With a special purpose vehicle (SPV) in place, experts believe the country could propel a 70-90 seat passenger plane from the drawing board to the runway in five-seven years at about 20 per cent price advantage when compared to global competition.
Bengaluru-based National Aerospace Laboratory (NAL) has already amassed a wealth of experience by working on Tejas and Saras, a small 14-seater passenger plane undergoing flight tests after nearly two decades in the making.
"Today we have an SPV and mostly in an autonomous manner we want to ensure that a regional transport aircraft (RTA) with a capacity of 70 to 90 passengers should be developed using indigenous technologies as we have developed under the LCA and others," VK Saraswat, NITI Aayog member and former director general of Defence Research and Development Organisation (DRDO), told CNN News18.
"We have the right ecosystem, in terms of private industries that could complement the development, for it. I feel an RTA can be developed in the next five to seven years if we are in a position to take decisions at this stage," Saraswat said at the venue of Aero India 2019.
The SPV can have stakeholders from the DRDO, the state-sector aircraft maker Hindustan Aeronautics Limited (HAL), and academic institutions. Dr Kota Harinarayan, acknowledged as the father of the LCA for directing the project for over 20 years from start to the first two jets, is also in the team.
"I'm 100 per cent sure we will make it price-competitive. We can make it at least 20 per cent cheaper and 20 per cent is a big difference for an airline operator to buy an aircraft," CNN News18 quoted Harinarayan as saying.

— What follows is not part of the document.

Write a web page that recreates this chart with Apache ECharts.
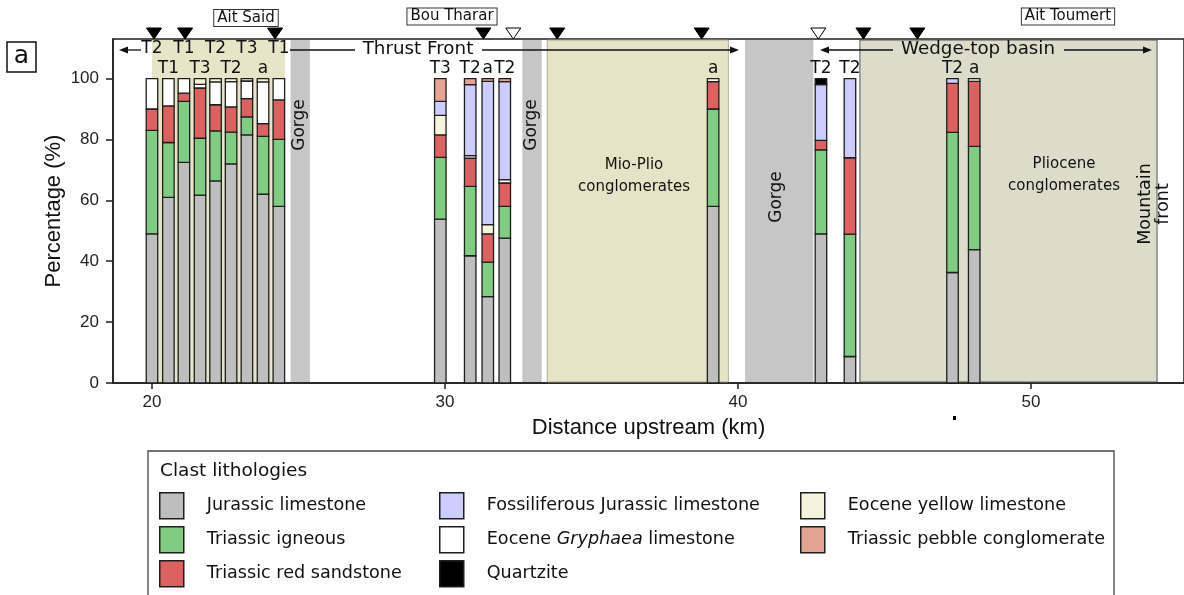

Dr Saraswat is of the view that the nation needs a policy push to enter the development of a large passenger aircraft in the public sector. "The most important thing is to gain the confidence of airlines because airlines are commercial entities. They want the minimum operating cost, with maximum comfort to the user. Of course, the price is a major criterion. So when we design now, we will cater for all this," Saraswat said.
"But the government will have to ensure preferential market access to indigenously-developed planes. At least government-owned airlines must prefer the indigenous aircraft over others," he said.
Such a project would ensure private participation like in the case of the LCA. There is already a competent private industry ecosystem to ensure that design and development will not take much time.